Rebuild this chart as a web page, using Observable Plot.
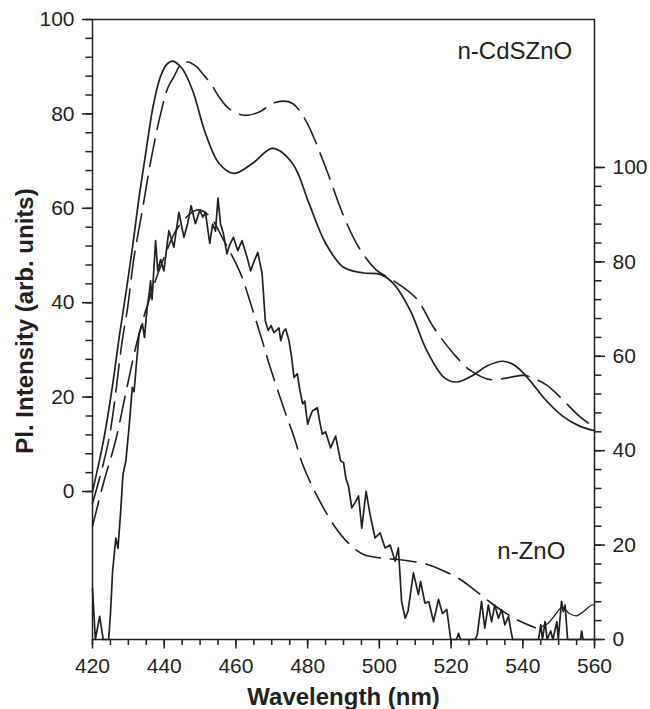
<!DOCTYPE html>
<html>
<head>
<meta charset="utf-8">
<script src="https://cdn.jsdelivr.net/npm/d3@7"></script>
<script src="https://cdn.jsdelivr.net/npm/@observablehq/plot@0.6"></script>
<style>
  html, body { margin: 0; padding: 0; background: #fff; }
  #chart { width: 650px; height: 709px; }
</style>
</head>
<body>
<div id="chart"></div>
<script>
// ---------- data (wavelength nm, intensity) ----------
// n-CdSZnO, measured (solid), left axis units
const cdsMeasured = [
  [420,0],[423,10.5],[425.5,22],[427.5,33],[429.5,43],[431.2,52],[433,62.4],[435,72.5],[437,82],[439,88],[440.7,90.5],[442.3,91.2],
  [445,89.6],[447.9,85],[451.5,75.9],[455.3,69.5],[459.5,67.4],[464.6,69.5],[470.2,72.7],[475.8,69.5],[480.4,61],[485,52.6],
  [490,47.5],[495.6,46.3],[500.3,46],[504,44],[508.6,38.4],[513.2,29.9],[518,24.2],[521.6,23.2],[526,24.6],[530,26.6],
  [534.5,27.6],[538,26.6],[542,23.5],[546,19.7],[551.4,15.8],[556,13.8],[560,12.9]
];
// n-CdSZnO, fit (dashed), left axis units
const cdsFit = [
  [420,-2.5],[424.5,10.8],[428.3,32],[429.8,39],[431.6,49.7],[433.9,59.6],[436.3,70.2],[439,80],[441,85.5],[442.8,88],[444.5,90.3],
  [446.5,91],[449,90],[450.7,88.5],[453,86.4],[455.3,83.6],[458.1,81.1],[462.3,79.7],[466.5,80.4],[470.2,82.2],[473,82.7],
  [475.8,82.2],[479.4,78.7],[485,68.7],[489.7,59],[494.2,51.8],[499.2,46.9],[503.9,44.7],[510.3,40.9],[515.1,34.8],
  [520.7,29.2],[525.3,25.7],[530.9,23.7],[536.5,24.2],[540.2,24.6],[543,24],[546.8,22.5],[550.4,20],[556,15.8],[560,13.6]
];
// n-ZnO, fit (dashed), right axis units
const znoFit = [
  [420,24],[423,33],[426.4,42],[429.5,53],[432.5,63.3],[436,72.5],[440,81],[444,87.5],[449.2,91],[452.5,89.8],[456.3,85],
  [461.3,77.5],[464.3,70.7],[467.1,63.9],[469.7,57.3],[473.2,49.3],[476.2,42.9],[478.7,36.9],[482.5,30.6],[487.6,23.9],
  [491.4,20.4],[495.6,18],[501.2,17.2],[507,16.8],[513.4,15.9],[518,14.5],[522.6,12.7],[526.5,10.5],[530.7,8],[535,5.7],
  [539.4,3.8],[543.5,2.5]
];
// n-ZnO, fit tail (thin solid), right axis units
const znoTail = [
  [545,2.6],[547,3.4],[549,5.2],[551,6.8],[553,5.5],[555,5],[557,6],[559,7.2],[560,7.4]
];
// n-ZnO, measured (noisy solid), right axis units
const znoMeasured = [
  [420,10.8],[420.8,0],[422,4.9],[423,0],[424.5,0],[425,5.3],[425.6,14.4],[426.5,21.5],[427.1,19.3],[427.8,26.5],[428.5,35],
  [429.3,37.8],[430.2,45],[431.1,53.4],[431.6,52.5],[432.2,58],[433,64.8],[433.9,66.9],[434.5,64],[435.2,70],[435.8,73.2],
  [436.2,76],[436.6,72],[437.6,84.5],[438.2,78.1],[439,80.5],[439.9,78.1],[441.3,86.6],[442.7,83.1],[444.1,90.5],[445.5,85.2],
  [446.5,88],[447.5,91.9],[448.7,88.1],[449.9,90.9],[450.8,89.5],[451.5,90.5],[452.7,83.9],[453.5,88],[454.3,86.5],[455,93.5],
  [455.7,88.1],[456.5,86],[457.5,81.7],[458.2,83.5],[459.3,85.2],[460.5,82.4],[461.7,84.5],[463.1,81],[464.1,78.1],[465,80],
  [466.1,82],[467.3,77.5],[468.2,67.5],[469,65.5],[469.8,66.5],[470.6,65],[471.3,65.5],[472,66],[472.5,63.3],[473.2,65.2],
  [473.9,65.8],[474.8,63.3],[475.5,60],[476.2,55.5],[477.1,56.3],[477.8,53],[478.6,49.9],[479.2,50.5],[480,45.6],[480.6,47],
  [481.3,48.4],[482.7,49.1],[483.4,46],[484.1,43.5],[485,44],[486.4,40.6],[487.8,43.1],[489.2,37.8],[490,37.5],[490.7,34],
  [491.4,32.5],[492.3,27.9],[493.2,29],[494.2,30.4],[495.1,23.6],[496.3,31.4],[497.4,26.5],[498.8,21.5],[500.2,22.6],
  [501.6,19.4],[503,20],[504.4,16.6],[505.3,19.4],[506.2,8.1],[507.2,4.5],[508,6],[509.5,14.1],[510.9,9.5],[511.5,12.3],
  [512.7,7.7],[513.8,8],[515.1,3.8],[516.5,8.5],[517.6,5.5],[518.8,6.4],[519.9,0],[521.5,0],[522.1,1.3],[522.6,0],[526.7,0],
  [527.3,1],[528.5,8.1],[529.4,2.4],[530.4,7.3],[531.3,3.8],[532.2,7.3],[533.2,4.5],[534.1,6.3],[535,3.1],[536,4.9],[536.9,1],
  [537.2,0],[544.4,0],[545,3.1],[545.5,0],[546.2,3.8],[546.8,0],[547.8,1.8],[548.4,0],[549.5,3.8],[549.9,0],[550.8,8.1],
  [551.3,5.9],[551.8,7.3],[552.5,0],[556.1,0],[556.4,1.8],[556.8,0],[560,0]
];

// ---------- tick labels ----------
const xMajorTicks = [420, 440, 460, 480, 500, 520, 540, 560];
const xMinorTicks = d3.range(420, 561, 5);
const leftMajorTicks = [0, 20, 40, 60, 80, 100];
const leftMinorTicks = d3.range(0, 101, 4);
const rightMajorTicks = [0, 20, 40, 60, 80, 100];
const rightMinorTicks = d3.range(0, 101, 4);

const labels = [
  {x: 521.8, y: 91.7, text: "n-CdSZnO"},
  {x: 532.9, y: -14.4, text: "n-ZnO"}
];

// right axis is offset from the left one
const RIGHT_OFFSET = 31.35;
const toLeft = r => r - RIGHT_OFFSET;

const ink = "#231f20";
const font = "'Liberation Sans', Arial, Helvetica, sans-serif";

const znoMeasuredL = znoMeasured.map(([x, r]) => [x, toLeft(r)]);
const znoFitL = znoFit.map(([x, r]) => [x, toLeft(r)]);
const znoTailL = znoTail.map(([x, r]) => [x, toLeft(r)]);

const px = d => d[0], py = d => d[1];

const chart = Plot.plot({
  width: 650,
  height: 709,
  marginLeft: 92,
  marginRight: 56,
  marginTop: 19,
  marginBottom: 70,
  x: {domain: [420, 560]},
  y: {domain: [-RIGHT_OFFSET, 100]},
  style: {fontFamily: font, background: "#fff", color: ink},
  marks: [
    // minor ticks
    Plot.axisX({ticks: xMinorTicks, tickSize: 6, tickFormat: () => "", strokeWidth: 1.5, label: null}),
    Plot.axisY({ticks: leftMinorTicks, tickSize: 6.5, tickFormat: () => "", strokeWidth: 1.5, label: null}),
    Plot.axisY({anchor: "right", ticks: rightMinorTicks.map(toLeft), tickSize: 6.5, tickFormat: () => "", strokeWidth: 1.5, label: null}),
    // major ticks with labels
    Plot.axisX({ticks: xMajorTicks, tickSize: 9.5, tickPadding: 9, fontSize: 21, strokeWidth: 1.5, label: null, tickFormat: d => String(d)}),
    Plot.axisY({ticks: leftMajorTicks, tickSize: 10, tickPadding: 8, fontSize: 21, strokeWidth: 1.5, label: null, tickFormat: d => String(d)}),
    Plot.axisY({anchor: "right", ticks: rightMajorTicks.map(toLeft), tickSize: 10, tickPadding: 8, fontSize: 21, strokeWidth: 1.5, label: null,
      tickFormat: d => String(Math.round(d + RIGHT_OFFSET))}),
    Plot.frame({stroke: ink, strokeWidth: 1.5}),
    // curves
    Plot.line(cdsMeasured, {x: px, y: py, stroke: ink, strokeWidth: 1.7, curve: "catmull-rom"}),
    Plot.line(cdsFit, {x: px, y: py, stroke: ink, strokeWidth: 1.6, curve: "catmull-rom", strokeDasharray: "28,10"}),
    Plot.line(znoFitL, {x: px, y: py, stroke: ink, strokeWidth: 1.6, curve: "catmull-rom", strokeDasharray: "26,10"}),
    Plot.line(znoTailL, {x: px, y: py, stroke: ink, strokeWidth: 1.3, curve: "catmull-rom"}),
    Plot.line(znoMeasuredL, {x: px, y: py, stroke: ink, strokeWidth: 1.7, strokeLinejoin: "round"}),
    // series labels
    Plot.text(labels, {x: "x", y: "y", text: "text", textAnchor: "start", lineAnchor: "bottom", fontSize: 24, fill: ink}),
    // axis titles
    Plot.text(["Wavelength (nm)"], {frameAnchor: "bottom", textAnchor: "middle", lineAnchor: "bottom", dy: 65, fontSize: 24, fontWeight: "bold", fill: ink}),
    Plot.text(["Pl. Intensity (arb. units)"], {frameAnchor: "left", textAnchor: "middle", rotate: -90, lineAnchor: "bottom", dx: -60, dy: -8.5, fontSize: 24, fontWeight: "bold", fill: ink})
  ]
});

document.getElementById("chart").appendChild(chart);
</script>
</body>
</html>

--------------------

→ **Required work**: Gather each line that holds "chart".

→ **Exercise answer**:
Rebuild this chart as a web page, using Observable Plot.
  #chart { width: 650px; height: 709px; }
<div id="chart"></div>
const chart = Plot.plot({
document.getElementById("chart").appendChild(chart);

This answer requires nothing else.